I also would like to start doing a better job with the photos I post on my blog – I’ve started learning how to use some image editing software to adjust colors, remove shadows/flashes, etc. However, you have my word that I’m not going to Photoshop everything to unrealistic perfection – just try to use the editing to make the picture appear more like the real image of whatever I was (poorly) attempting to photograph.

So – this whole “engage with my blog” goal isn’t really SMART; it’s not measurable or specific. That’s in large part because I’m trying to make it realistic for me and not commit to something that I don’t intend to follow through with. But I would love to hear your thoughts on reasonable ways that I could make it specific and measurable. I’d also love to hear what kind of posts you think are my best – it might be totally different than what I expect! I can’t promise that I’ll follow your topic suggestions perfectly, since a large part of why I write this blog is for myself to be able to talk about whatever’s on my mind, but I’d be very curious to know what posts you think I should be proud of and try to replicate.

Whew, that was an incredibly long post for only three goals! Clearly I have some more thinking to do, but I’m psyched about #1 and #2, and I’m looking forward to coming up with something more specific for #3. I think there’s definitely a lot of pressure to finalize your new year’s resolutions on December 31st in order to hit the ground running on January 1, but I’m really glad I delayed (and continue to delay #3) to get these right.


5 thoughts on “2015 New Year’s Resolutions”

  1. Great goals! I do however feel that there are a TON to achieve on here. I’d love if you continue sharing your favorite TED talks and maybe even summaries. Also, if you start running/racing more some of your natural voice will come back since that is where you were the most honest?

    1. That’s possible, but right now, I’m not looking to make running a bigger part of my life; this has long since transitioned from being a “running blog” to kind of a little bit of everything, and I’m pretty happy with the balance of activities I have right now! I think my honesty wasn’t so much linked to the race reports as it was to being less self-conscious (and a lot less public!) a few years ago.

  2. Why could SMART not have been START? So strange.

    Related to 2b and 3. What is the “art of conversation”? Whitney Cummings is definitely on to something, it definitely is not a list of things. But how does an individual beget conversation? I often think of strong relationships as begetting strong conversations, but it is not always true.

    Does the art of conversation require a leader?

    Probably a good task to start with is this: after participating in a conversation you really enjoyed with someone, reflect back and try to think what made it pleasurable? What can I repeat? What are the common denominators? What kind of body language was used?

    I don’t think any of those things make or kill conversation, but I’m not sure if I could really tell you what is important…

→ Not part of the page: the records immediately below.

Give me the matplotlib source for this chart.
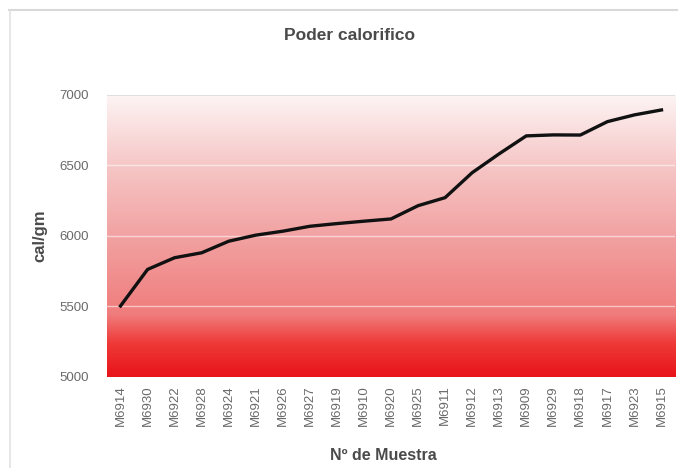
import numpy as np
import matplotlib
matplotlib.use("Agg")
import matplotlib.pyplot as plt
from matplotlib.colors import LinearSegmentedColormap
from matplotlib.lines import Line2D

samples = ["M6914", "M6930", "M6922", "M6928", "M6924", "M6921", "M6926",
           "M6927", "M6919", "M6910", "M6920", "M6925", "M6911", "M6912",
           "M6913", "M6909", "M6929", "M6918", "M6917", "M6923", "M6915"]
values = [5504, 5763, 5846, 5881, 5963, 6006, 6034, 6069, 6088, 6105, 6121,
          6215, 6272, 6449, 6583, 6710, 6717, 6716, 6811, 6859, 6894]
yticks = [5000, 5500, 6000, 6500, 7000]

plt.rcParams['font.family'] = ['Liberation Sans', 'DejaVu Sans']

fig = plt.figure(figsize=(6.78, 4.68), dpi=100)
fig.patch.set_facecolor('white')

# faint outer frame (top and left edges)
fig.add_artist(Line2D([9/678, 1.0], [1-10/468, 1-10/468], transform=fig.transFigure,
                      color='#d8d8d8', lw=1.5))
fig.add_artist(Line2D([10/678, 10/678], [1-10/468, 0.0], transform=fig.transFigure,
                      color='#e2e2e2', lw=1.2))

ax = fig.add_axes([107/678, 1-377/468, (675-107)/678, (377-95)/468])

n = len(samples)
x = np.arange(n)
ax.set_xlim(-0.5, n - 0.5)
ax.set_ylim(5000, 7000)

# gradient background
cmap = LinearSegmentedColormap.from_list('bg', [
    (0.0, '#e8141a'),
    (0.12, '#ee3a38'),
    (0.22, '#f07c7c'),
    (0.5, '#f2a2a2'),
    (0.75, '#f6c6c6'),
    (1.0, '#fdf4f4')])
grad = np.linspace(0, 1, 256).reshape(-1, 1)
ax.imshow(grad, aspect='auto', cmap=cmap, origin='lower',
          extent=(-0.5, n - 0.5, 5000, 7000), zorder=0)

for yv in yticks[1:-1]:
    ax.axhline(yv, color='white', lw=1.0, alpha=0.55, zorder=1)
ax.axhline(7000, color='#d9d9d9', lw=1.2, zorder=1)

ax.plot(x, values, color='#111111', lw=2.4, solid_joinstyle='round', zorder=3)

ax.set_yticks(yticks)
ax.set_yticklabels([str(v) for v in yticks])
ax.set_xticks(x)
ax.set_xticklabels(samples, rotation=90)
ax.tick_params(axis='both', length=0, colors='#6a6a6a', labelsize=9.5)
ax.tick_params(axis='y', pad=13)
ax.tick_params(axis='x', pad=6)
for s in ax.spines.values():
    s.set_visible(False)

fig.text(350/678, 1-36/468, 'Poder calorifico', ha='center', va='center',
         fontsize=12.5, fontweight='bold', color='#4a4a4a')
fig.text(40/678, 1-236/468, 'cal/gm', ha='center', va='center', rotation=90,
         fontsize=12, fontweight='bold', color='#4a4a4a')
fig.text(383/678, 1-455/468, 'Nº de Muestra', ha='center', va='center',
         fontsize=11.5, fontweight='bold', color='#4a4a4a')

fig.savefig('out.png', dpi=100)
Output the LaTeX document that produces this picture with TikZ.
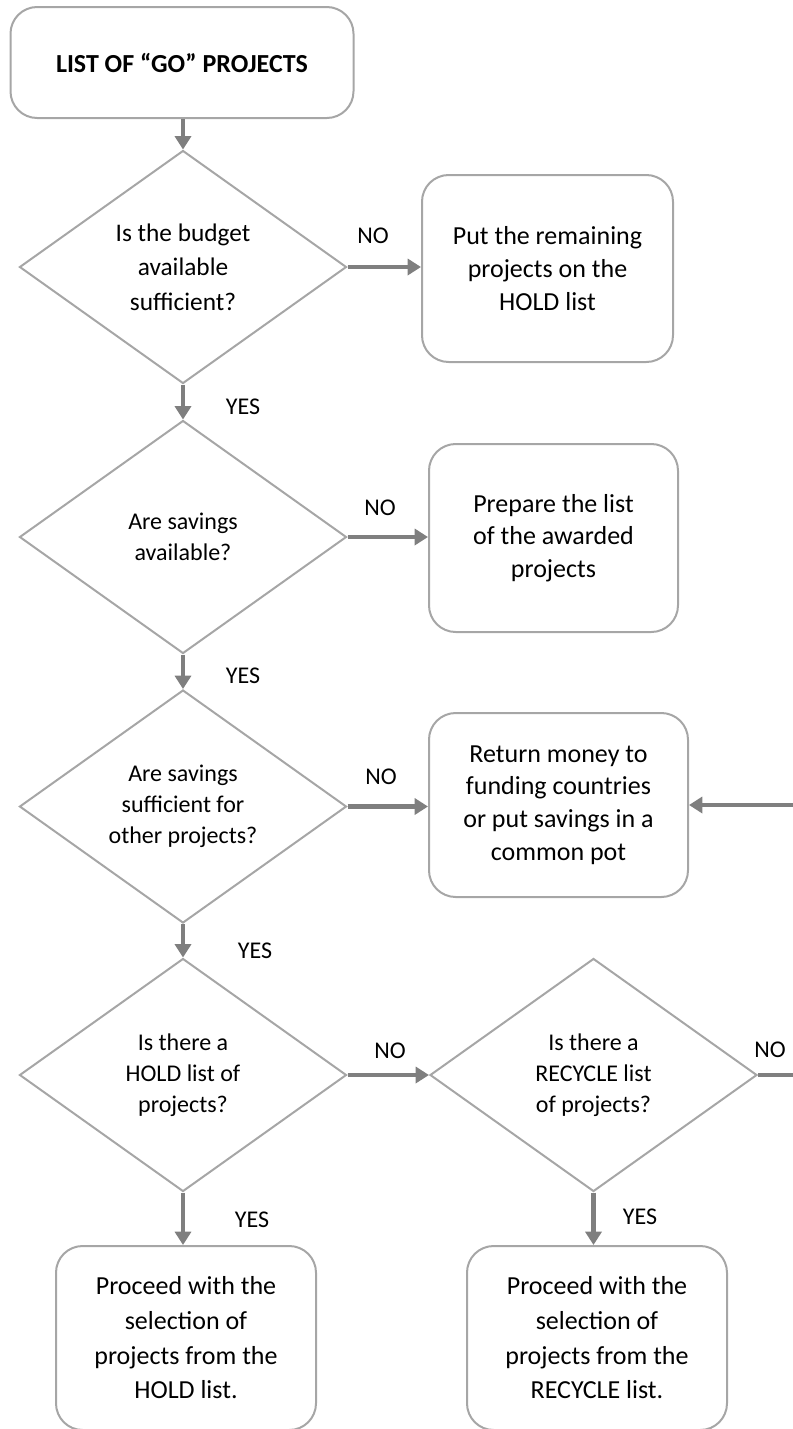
\documentclass[tikz,border=0pt]{standalone}
\usepackage{fontspec}
\setmainfont{Carlito}
\usetikzlibrary{shapes.geometric,arrows.meta}
\definecolor{edgegray}{HTML}{A6A6A6}
\definecolor{flowgray}{HTML}{7F7F7F}
\tikzset{
  procbox/.style={draw=edgegray, line width=1.5pt, rounded corners=20pt,
    align=center, inner sep=0pt, font=\fontsize{19.5}{24.5}\selectfont},
  decision/.style={draw=edgegray, line width=1.5pt, diamond, align=center,
    inner sep=0pt, minimum width=245.25pt, minimum height=174.75pt,
    font=\fontsize{18}{23.3}\selectfont},
  flowarrow/.style={draw=flowgray, line width=3.5pt,
    -{Triangle[width=12pt,length=10pt]}},
  flowline/.style={draw=flowgray, line width=3.5pt},
  answer/.style={font=\fontsize{18}{20}\selectfont, inner sep=0pt},
}
\begin{document}
\begin{tikzpicture}[x=0.75pt,y=-0.75pt]
\useasboundingbox (0,0) rectangle (793,1429);

% start box
\node[procbox, minimum width=257.25pt, minimum height=83.25pt,
  font=\bfseries\fontsize{19.5}{24.5}\selectfont] (top) at (182,62.5)
  {LIST OF “GO” PROJECTS};

% decisions, left column
\node[decision, font=\fontsize{19}{26}\selectfont] (d1) at (183,267)
  {Is the budget\\available\\sufficient?};
\node[decision] (d2) at (183,537) {Are savings\\available?};
\node[decision] (d3) at (183,806.5) {Are savings\\sufficient for\\other projects?};
\node[decision] (d4) at (183,1075) {Is there a\\HOLD list of\\projects?};
% decision, right column
\node[decision] (d5) at (593.5,1075) {Is there a\\RECYCLE list\\of projects?};

% outcome boxes
\node[procbox, minimum width=188.25pt, minimum height=140.25pt] (hold) at (547.5,268.5)
  {Put the remaining\\projects on the\\HOLD list};
\node[procbox, minimum width=186.75pt, minimum height=141pt] (prep) at (553.5,538)
  {Prepare the list\\of the awarded\\projects};
\node[procbox, minimum width=194.25pt, minimum height=138pt] (ret) at (558.5,805)
  {Return money to\\funding countries\\or put savings in a\\common pot};
\node[procbox, minimum width=195pt, minimum height=138pt,
  font=\fontsize{19.5}{26}\selectfont] (ph) at (186,1338)
  {Proceed with the\\selection of\\projects from the\\HOLD list.};
\node[procbox, minimum width=195pt, minimum height=138pt,
  font=\fontsize{19.5}{26}\selectfont] (pr) at (597,1338)
  {Proceed with the\\selection of\\projects from the\\RECYCLE list.};

% loose ends of the loop back to the savings box
\coordinate (loopA) at (793,1075);
\coordinate (loopB) at (793,805);

% connectors
\draw[flowarrow] (d1.north |- top.south) -- (d1.north);
\draw[flowarrow] (d1.east) -- (d1.east -| hold.west);
\draw[flowarrow] (d1.south) -- (d2.north);
\draw[flowarrow] (d2.east) -- (d2.east -| prep.west);
\draw[flowarrow] (d2.south) -- (d3.north);
\draw[flowarrow] (d3.east) -- (d3.east -| ret.west);
\draw[flowarrow] (d3.south) -- (d4.north);
\draw[flowarrow] (d4.east) -- (d5.west);
\draw[flowline]  (d5.east) -- (loopA);
\draw[flowarrow] (loopB) -- (ret.east);
\draw[flowarrow] (d4.south) -- (d4.south |- ph.north);
\draw[flowarrow] (d5.south) -- (d5.south |- pr.north);

% answer labels
\node[answer] (no1)  at (373,236)  {NO};
\node[answer] (yes1) at (243,407)  {YES};
\node[answer] (no2)  at (380,508)  {NO};
\node[answer] (yes2) at (243,676)  {YES};
\node[answer] (no3)  at (381,777)  {NO};
\node[answer] (yes3) at (255,951)  {YES};
\node[answer] (no4)  at (390,1051) {NO};
\node[answer] (no5)  at (770,1050) {NO};
\node[answer] (yes4) at (252,1220) {YES};
\node[answer] (yes5) at (640,1217) {YES};
\end{tikzpicture}
\end{document}
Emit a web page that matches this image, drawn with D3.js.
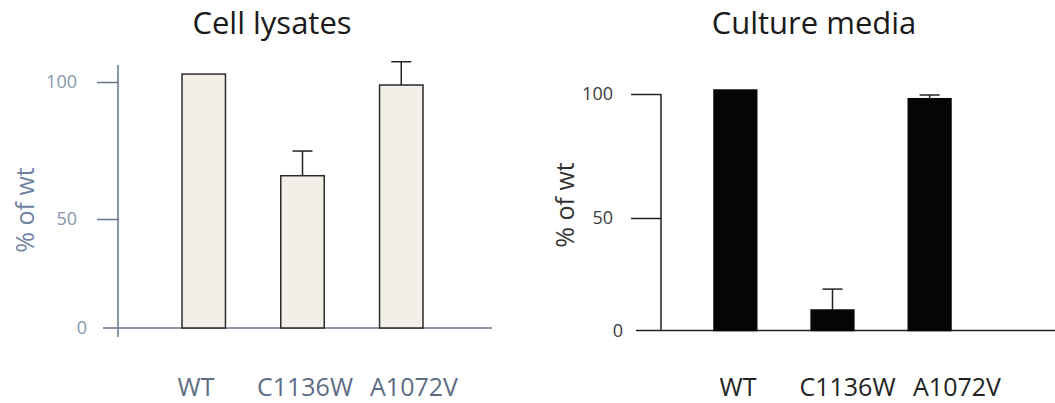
<!DOCTYPE html>
<html>
<head>
  <meta charset="utf-8">
  <script src="https://d3js.org/d3.v7.min.js"></script>
  <style>
    body { margin: 0; background: #fff; }
    * { font-family: 'Open Sans', sans-serif; }
  </style>
</head>
<body>
  <svg id="chart" width="1055" height="403"></svg>
  <script>
    // values
    const categories = ["WT", "C1136W", "A1072V"];
    const lysateMeans = [102.9, 65.8, 98.9];
    const lysateErrors = [0, 9, 8.5];
    const mediaMeans = [101.6, 9.1, 98.1];
    const mediaErrors = [0, 9.3, 1.5];
    const tickValues = [0, 50, 100];

    const svg = d3.select("#chart");

    function panel(opts) {
      const g = svg.append("g");

      // the original axis is not evenly spaced, so use a piecewise scale
      const y = d3.scaleLinear().domain([0, 50, 100]).range(opts.yRange);
      const x = d3.scaleBand().domain(categories).range(opts.xRange).paddingInner(0.56);
      const lab = d3.scalePoint().domain(categories).range(opts.labelRange);

      // title
      g.append("text")
        .attr("x", opts.titleX).attr("y", 34)
        .attr("text-anchor", "middle")
        .style("font-size", "31px")
        .style("fill", "#1a1a1a")
        .text(opts.title);

      // y axis
      const yAxis = d3.axisLeft(y).tickValues(tickValues).tickSize(opts.tickLen).tickPadding(opts.tickPad);
      const ax = g.append("g")
        .attr("transform", `translate(${opts.axisX},0)`)
        .call(yAxis);
      ax.select(".domain").remove();
      ax.selectAll(".tick line").attr("stroke", opts.axisColor).attr("stroke-width", 1.5)
        .style("display", d => d === 0 ? "none" : null);
      ax.selectAll(".tick text")
        .style("font-size", "18px")
        .style("font-family", "'Open Sans', sans-serif")
        .style("fill", opts.tickColor)
        .attr("dx", d => d === 0 ? opts.zeroShift : 0);

      g.append("line")
        .attr("x1", opts.axisX).attr("x2", opts.axisX)
        .attr("y1", opts.axisTop).attr("y2", opts.axisBottom)
        .attr("stroke", opts.axisColor).attr("stroke-width", 1.5);

      g.append("line")
        .attr("x1", opts.baseLeft).attr("x2", opts.baseRight)
        .attr("y1", y(0)).attr("y2", y(0))
        .attr("stroke", opts.axisColor).attr("stroke-width", 1.5);

      // y label
      g.append("text")
        .attr("transform", `translate(${opts.ylabX},${opts.ylabY}) rotate(-90)`)
        .attr("text-anchor", "middle")
        .attr("dominant-baseline", "central")
        .style("font-size", "25px")
        .style("fill", opts.ylabColor)
        .text("% of wt");

      // bars
      g.selectAll("rect.bar")
        .data(opts.means)
        .enter()
        .append("rect")
        .attr("class", "bar")
        .attr("x", (d, i) => x(categories[i]))
        .attr("width", x.bandwidth())
        .attr("y", d => y(d))
        .attr("height", d => y(0) - y(d))
        .attr("fill", opts.barFill)
        .attr("stroke", opts.barStroke)
        .attr("stroke-width", 1.5);

      // error bars (upper only)
      const err = g.selectAll("g.err")
        .data(opts.means.map((m, i) => ({ c: categories[i], m: m, e: opts.errors[i] })).filter(d => d.e > 0))
        .enter()
        .append("g")
        .attr("class", "err");
      err.append("line")
        .attr("x1", d => x(d.c) + x.bandwidth() / 2)
        .attr("x2", d => x(d.c) + x.bandwidth() / 2)
        .attr("y1", d => y(d.m))
        .attr("y2", d => y(d.m + d.e))
        .attr("stroke", "#222").attr("stroke-width", 1.5);
      err.append("line")
        .attr("x1", d => x(d.c) + x.bandwidth() / 2 - 10)
        .attr("x2", d => x(d.c) + x.bandwidth() / 2 + 10)
        .attr("y1", d => y(d.m + d.e))
        .attr("y2", d => y(d.m + d.e))
        .attr("stroke", "#222").attr("stroke-width", 1.5);

      // category labels
      g.selectAll("text.cat")
        .data(categories)
        .enter()
        .append("text")
        .attr("class", "cat")
        .attr("x", d => lab(d))
        .attr("y", 396)
        .attr("text-anchor", "middle")
        .style("font-size", "25px")
        .style("fill", opts.catColor)
        .text(d => d);
    }

    panel({
      title: "Cell lysates", titleX: 272,
      means: lysateMeans, errors: lysateErrors,
      yRange: [328, 219, 82], xRange: [182, 423], labelRange: [196, 414],
      axisX: 118, axisTop: 65, axisBottom: 337, baseLeft: 103, baseRight: 492,
      tickLen: 21, tickPad: 20, zeroShift: 10,
      axisColor: "#66768c", tickColor: "#8797ad", ylabColor: "#7083a0", catColor: "#5e6d83",
      ylabX: 24, ylabY: 210,
      barFill: "#f1efe8", barStroke: "#2b2b2b"
    });

    panel({
      title: "Culture media", titleX: 814,
      means: mediaMeans, errors: mediaErrors,
      yRange: [330.5, 218, 94], xRange: [714, 951], labelRange: [738, 957],
      axisX: 661, axisTop: 94, axisBottom: 330.5, baseLeft: 636, baseRight: 1055,
      tickLen: 30, tickPad: 18, zeroShift: 10,
      axisColor: "#222", tickColor: "#3c3c3c", ylabColor: "#333", catColor: "#222",
      ylabX: 564, ylabY: 205,
      barFill: "#050505", barStroke: "#050505"
    });
  </script>
</body>
</html>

  3. It’s interesting with reading. I find that if I push the number of books I read too high, then the quality of the books I read drops. I end up reading more escapist fiction and soft nonfiction and straying away from the tougher non-fiction and more challenging fiction. For the past two years, I have read about 70-75 books, which is pretty comfortable. This year my goal is a book a week with at least 10 classics. Three years ago, I decided to read the NY Times 10 best books of the year. That year, even though I was reading a lot, I only read about 30 books. Although it was illuminating, and I read some books that I loved and would not have picked up on my own I will never do that again. I spent a month reading Christopher Hitchens essays that I HATED.

    1. I love how you’ve set a really specific goal for reading the classics! I have to admit that I’m not at all well-versed in them. Any favorites to recommend?